Our group is working on experiments to measure the shape of the beta spectrum in the decays of oxygen-14, boron-8 and possible carbon-14.  The mass 14 experiments are tests of the CVC theorem, which is a component of the standard model of the weak and electromagnetic interactions.  Boron-8 plays an important role in solar neutrino measurements.  The neutrinos from the decay of this isotope are moderately abundant and are of relatively high energies, and as a result, some solar neutrino detectors see primarily boron-8 neutrinos.  The goal of our experiment is to provide information that is relevant for determining the neutrino spectrum.

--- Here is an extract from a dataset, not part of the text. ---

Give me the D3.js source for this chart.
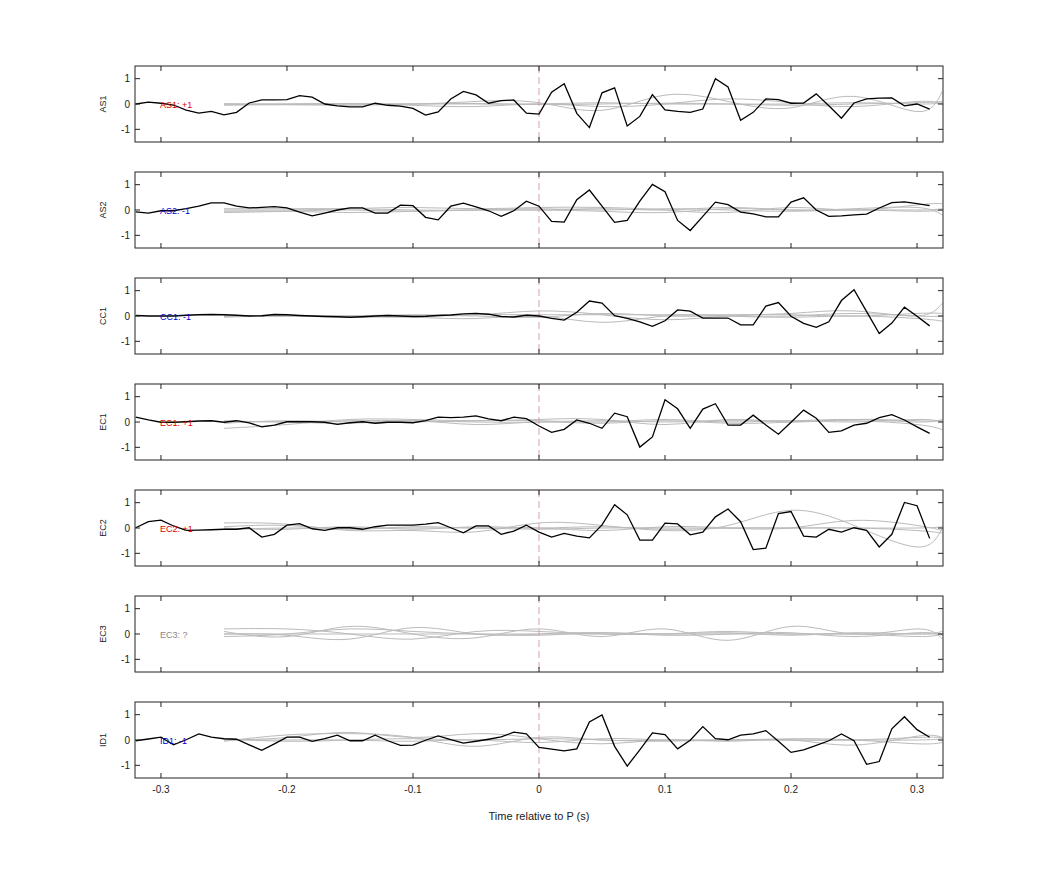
<!DOCTYPE html>
<html>
<head>
<meta charset="utf-8">
<script src="https://cdn.jsdelivr.net/npm/d3@7"></script>
<style>
  body { margin: 0; background: #fff; }
  text { font-family: "Liberation Sans", Arial, sans-serif; }
</style>
</head>
<body>
<div id="chart"></div>
<script>
// Channel names and labels
const channels = ["AS1", "AS2", "CC1", "EC1", "EC2", "EC3", "ID1"];
const polarity = ["AS1: +1", "AS2: -1", "CC1: -1", "EC1: +1", "EC2: +1", "EC3: ?", "ID1: -1"];
const polarityColor = ["#d00", "#00c", "#00c", "#d00", "#d00", "#888", "#00c"];

// Sample times for the black traces (-0.32 .. 0.31, step 0.01)
const times = d3.range(64).map(i => Math.round((-0.32 + i * 0.01) * 100) / 100);

const AS1 = [0, 0.07, 0.03, -0.04, -0.24, -0.36, -0.29, -0.43, -0.33, 0.04, 0.16, 0.16, 0.17, 0.33, 0.27, 0, -0.07, -0.11, -0.11, 0.03, -0.05, -0.08, -0.17, -0.44, -0.31, 0.2, 0.5, 0.36, 0.03, 0.13, 0.16, -0.36,
  -0.4, 0.47, 0.8, -0.37, -0.93, 0.44, 0.64, -0.87, -0.49, 0.37, -0.23, -0.29, -0.33, -0.2, 1.0, 0.67, -0.64, -0.33, 0.2, 0.17, 0.03, 0.04, 0.4, -0.07, -0.56, 0.04, 0.2, 0.23, 0.24, -0.07, 0, -0.2];
const AS2 = [-0.07, -0.12, -0.03, -0.03, 0.05, 0.15, 0.28, 0.28, 0.15, 0.08, 0.1, 0.13, 0.08, -0.08, -0.23, -0.12, 0, 0.08, 0.08, -0.12, -0.12, 0.19, 0.17, -0.29, -0.39, 0.15, 0.27, 0.12, -0.03, -0.25, -0.03, 0.35,
  0.15, -0.45, -0.48, 0.41, 0.79, 0.15, -0.49, -0.41, 0.35, 1.01, 0.72, -0.41, -0.81, -0.25, 0.31, 0.21, -0.08, -0.15, -0.27, -0.27, 0.31, 0.48, 0, -0.25, -0.23, -0.19, -0.16, 0.08, 0.29, 0.32, 0.25, 0.17];
const CC1 = [0.02, 0, 0, 0, 0.03, 0.05, 0.06, 0.05, 0.03, 0, 0.01, 0.06, 0.05, 0.02, 0, -0.02, -0.03, -0.05, -0.03, 0, 0.02, 0, -0.02, -0.01, 0.02, 0.04, 0.08, 0.1, 0.07, -0.02, -0.04, 0.03,
  0, -0.09, -0.16, 0.15, 0.59, 0.51, 0.01, -0.09, -0.23, -0.41, -0.19, 0.24, 0.19, -0.08, -0.08, -0.08, -0.35, -0.35, 0.39, 0.53, -0.01, -0.29, -0.45, -0.23, 0.61, 1.04, 0.17, -0.69, -0.28, 0.35, -0.01, -0.39];
const EC1 = [0.19, 0.08, -0.01, -0.01, 0.01, 0.04, 0.05, -0.01, 0.05, -0.03, -0.19, -0.12, 0.01, 0.01, 0.01, -0.01, -0.09, -0.03, 0.01, -0.05, -0.01, -0.01, -0.03, 0.05, 0.19, 0.17, 0.19, 0.24, 0.12, 0.05, 0.19, 0.13,
  -0.16, -0.41, -0.29, 0.08, -0.05, -0.25, 0.35, 0.21, -0.99, -0.59, 0.88, 0.52, -0.25, 0.51, 0.72, -0.12, -0.12, 0.27, -0.12, -0.48, -0.01, 0.47, 0.15, -0.41, -0.35, -0.12, -0.05, 0.17, 0.29, 0.08, -0.19, -0.45];
const EC2 = [0.01, 0.25, 0.31, 0.08, -0.09, -0.08, -0.07, -0.05, -0.05, 0.01, -0.36, -0.25, 0.11, 0.17, -0.03, -0.09, 0.01, 0.01, -0.05, 0.05, 0.11, 0.11, 0.11, 0.15, 0.21, 0.01, -0.19, 0.08, 0.08, -0.25, -0.12, 0.11,
  -0.16, -0.36, -0.21, -0.32, -0.39, 0.12, 0.92, 0.52, -0.48, -0.48, 0.19, 0.16, -0.27, -0.16, 0.44, 0.75, 0.25, -0.85, -0.8, 0.57, 0.65, -0.32, -0.36, -0.05, -0.16, 0.01, -0.09, -0.75, -0.25, 1.01, 0.88, -0.41];
const ID1 = [-0.03, 0.04, 0.11, -0.19, 0.01, 0.24, 0.11, 0.05, 0.03, -0.19, -0.41, -0.15, 0.11, 0.11, -0.05, 0.05, 0.19, -0.03, -0.03, 0.19, -0.03, -0.21, -0.2, -0.01, 0.16, 0.01, -0.12, -0.05, 0.03, 0.12, 0.31, 0.24,
  -0.29, -0.36, -0.43, -0.35, 0.71, 0.99, -0.25, -1.03, -0.39, 0.28, 0.21, -0.35, -0.01, 0.53, 0.05, 0.01, 0.19, 0.24, 0.37, -0.05, -0.49, -0.39, -0.21, -0.03, 0.24, -0.03, -0.96, -0.85, 0.44, 0.92, 0.41, 0.11];
const blackSeries = [AS1, AS2, CC1, EC1, EC2, null, ID1];

// Grey reference traces, sampled every 0.05 s and smoothed by the curve
const greyTimes = [-0.25, -0.2, -0.15, -0.1, -0.05, 0, 0.05, 0.1, 0.15, 0.2, 0.25, 0.3, 0.32];
const greySeries = [
  [[0, 0, 0.02, 0, 0.1, 0.05, -0.25, 0.35, 0.1, -0.15, 0.3, -0.3, 0.5],
   [0, -0.02, 0, -0.05, -0.1, 0, -0.1, 0, 0.2, 0.05, -0.1, 0.1, 0],
   [0, 0, 0, 0, 0, 0, 0.05, 0, 0, 0, 0.05, 0, 0.05],
   [-0.05, -0.03, -0.05, 0, 0.02, -0.02, 0, 0.03, 0, -0.05, 0, 0.05, 0.1]],
  [[0, 0, 0.05, 0.1, 0.05, 0.1, 0.1, 0, -0.1, 0.1, 0, 0.2, 0.25],
   [-0.1, -0.05, 0, -0.05, 0, 0, -0.05, -0.1, 0.05, 0, 0.05, 0.1, -0.2],
   [0.05, 0.05, 0.05, 0, 0, 0.05, 0, 0.05, 0, -0.05, 0, 0, 0.05],
   [-0.05, -0.05, -0.1, -0.05, 0, 0, 0.05, 0, 0.1, 0, 0, -0.05, 0]],
  [[0, 0, 0, 0.05, 0.05, 0.2, 0.05, -0.15, 0, 0.1, 0.2, 0, 0.5],
   [-0.05, 0, -0.05, -0.05, -0.1, 0, -0.25, 0, 0, -0.05, 0, -0.1, -0.2],
   [0, 0, 0, 0, 0.05, 0.05, 0.05, 0.05, 0.05, 0.05, 0, 0.1, 0.1],
   [0, 0.02, 0, 0, 0, -0.05, 0.1, 0, 0, 0, 0.1, 0, 0]],
  [[-0.25, -0.1, 0.1, 0.1, 0.05, 0.1, 0.1, -0.1, 0.1, 0, 0.1, 0.05, 0.05],
   [0, 0, -0.05, 0.05, -0.1, 0, -0.05, 0.05, -0.05, 0, 0.05, -0.1, -0.3],
   [-0.05, 0.05, 0, 0, 0.05, 0.05, 0, 0.1, 0, 0.05, 0, 0.1, 0],
   [0.05, 0, 0.05, 0.05, 0, 0, 0.05, 0, 0.05, 0.05, 0.1, 0, 0.1]],
  [[0.2, 0.15, -0.1, -0.1, -0.15, 0.2, 0.1, -0.1, 0.1, 0.7, 0.1, -0.75, 0],
   [0.05, 0.1, -0.05, 0.05, 0, 0, -0.1, 0.05, 0, 0, 0.3, 0.1, -0.1],
   [-0.05, 0, 0, 0, 0, -0.05, 0, 0, 0, 0, 0, 0, 0.05],
   [0, -0.05, 0.05, -0.05, 0.05, 0, 0.05, -0.05, 0, 0, 0, -0.1, -0.2]],
  [[0.2, 0.2, 0, -0.2, 0.1, 0.1, 0, 0, 0.1, 0, 0, -0.1, 0],
   [0.1, -0.1, 0.3, 0, -0.15, 0.2, -0.1, 0.2, -0.25, 0.3, 0, 0.2, -0.2],
   [-0.1, 0, 0.2, 0.1, 0, -0.05, 0.05, 0, 0.05, -0.05, 0.05, 0, 0.1],
   [0, -0.05, -0.2, 0.25, 0, 0, 0.05, -0.05, 0, 0.05, -0.1, 0.05, -0.05],
   [0, 0, 0, 0, 0, 0, 0, 0, 0, 0, 0, 0, 0]],
  [[0, 0.1, 0.3, 0.1, 0.25, 0.05, -0.15, 0, -0.05, 0, -0.2, 0.15, 0.1],
   [-0.05, 0.2, 0.25, 0.1, -0.25, 0.1, 0, 0, 0, 0.05, 0, -0.15, -0.1],
   [0, 0, 0, -0.05, 0, -0.1, 0.05, 0, 0, 0, 0, 0.1, 0.1],
   [0.05, -0.05, 0, 0.05, 0, 0.05, 0, -0.05, 0, 0, 0, 0, 0.05]]
];

const xTicks = [-0.3, -0.2, -0.1, 0, 0.1, 0.2, 0.3];
const xTickLabels = ["-0.3", "-0.2", "-0.1", "0", "0.1", "0.2", "0.3"];
const yTicks = [-1, 0, 1];

// Layout
const left = 135, right = 943, top0 = 66, panelH = 76, step = 106;

const svg = d3.select("#chart").append("svg")
    .attr("width", 1042)
    .attr("height", 875);

const x = d3.scaleLinear().domain([-0.3206, 0.3206]).range([left, right]);
const y = d3.scaleLinear().domain([-1.5, 1.5]).range([panelH, 0]);

const line = d3.line().x((d, i) => x(times[i])).y(d => y(d));
const greyLine = d3.line().x((d, i) => x(greyTimes[i])).y(d => y(d)).curve(d3.curveNatural);

channels.forEach((ch, p) => {
    const g = svg.append("g").attr("transform", `translate(0,${top0 + p * step})`);

    g.append("clipPath").attr("id", "clip" + p)
        .append("rect").attr("x", left).attr("y", 0).attr("width", right - left).attr("height", panelH);

    const plot = g.append("g").attr("clip-path", `url(#clip${p})`);

    greySeries[p].forEach(s => {
        plot.append("path").attr("d", greyLine(s))
            .attr("fill", "none").attr("stroke", "#bbb").attr("stroke-width", 1);
    });

    // onset marker
    plot.append("line")
        .attr("x1", x(0)).attr("x2", x(0)).attr("y1", 0).attr("y2", panelH)
        .attr("stroke", "#d9a0a0").attr("stroke-dasharray", "7,4").attr("stroke-width", 1);

    if (blackSeries[p]) {
        plot.append("path").attr("d", line(blackSeries[p]))
            .attr("fill", "none").attr("stroke", "#000").attr("stroke-width", 1.3);
    }

    g.append("text")
        .attr("x", 160).attr("y", y(0) + 3.5)
        .attr("font-size", 9)
        .attr("fill", polarityColor[p])
        .text(polarity[p]);

    // frame
    g.append("rect").attr("x", left).attr("y", 0).attr("width", right - left).attr("height", panelH)
        .attr("fill", "none").attr("stroke", "#222").attr("stroke-width", 1);

    // inward ticks on all sides
    xTicks.forEach(t => {
        g.append("line").attr("x1", x(t)).attr("x2", x(t)).attr("y1", 0).attr("y2", 5).attr("stroke", "#222");
        g.append("line").attr("x1", x(t)).attr("x2", x(t)).attr("y1", panelH).attr("y2", panelH - 5).attr("stroke", "#222");
    });
    yTicks.forEach(t => {
        g.append("line").attr("x1", left).attr("x2", left + 5).attr("y1", y(t)).attr("y2", y(t)).attr("stroke", "#222");
        g.append("line").attr("x1", right).attr("x2", right - 5).attr("y1", y(t)).attr("y2", y(t)).attr("stroke", "#222");
        g.append("text").attr("x", left - 5).attr("y", y(t) + 3.5)
            .attr("text-anchor", "end").attr("font-size", 10).attr("fill", "#222")
            .text(t);
    });

    g.append("text")
        .attr("transform", `translate(106,${panelH / 2}) rotate(-90)`)
        .attr("text-anchor", "middle").attr("font-size", 9).attr("fill", "#222")
        .text(ch);

    if (p === channels.length - 1) {
        xTicks.forEach((t, i) => {
            g.append("text").attr("x", x(t)).attr("y", panelH + 15)
                .attr("text-anchor", "middle").attr("font-size", 10).attr("fill", "#222")
                .text(xTickLabels[i]);
        });
        g.append("text").attr("x", x(0)).attr("y", panelH + 42)
            .attr("text-anchor", "middle").attr("font-size", 11).attr("fill", "#222")
            .text("Time relative to P (s)");
    }
});
</script>
</body>
</html>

The experiments are carried out at the University of Wisconsin Nuclear Physics Laboratory.  The short-lived radioactive nuclei are produced with beams from the Wisconsin EN tandem accelerator and transported to a beta spectrometer for analysis.  The spectrometer is iron-free, with fields provided by a set of superconducting  coils (shown below). Electrons and positrons from beta decay are focussed through a set of copper slits and then onto a Si(Li) detector.  The momentum resolution of the device is about 2%, and the acceptance solid angle is 0.8 sr.

Superconducting Magnet Assembly	Wisconsin EN Tandem Accelerator

The graph at the left shows some of the results from a spectrometer calibration run obtained with a bismuth-207 source.  The measurements show the count rate as a function of magnet current.  The peaks are from internal conversion of the 1064 keV transition, with the K line at 5.6 A and the unresolved L, M, and N transitions at 5.96 A.  The crosses are from a Monte-Carlo simulation using known energies and conversion coefficients.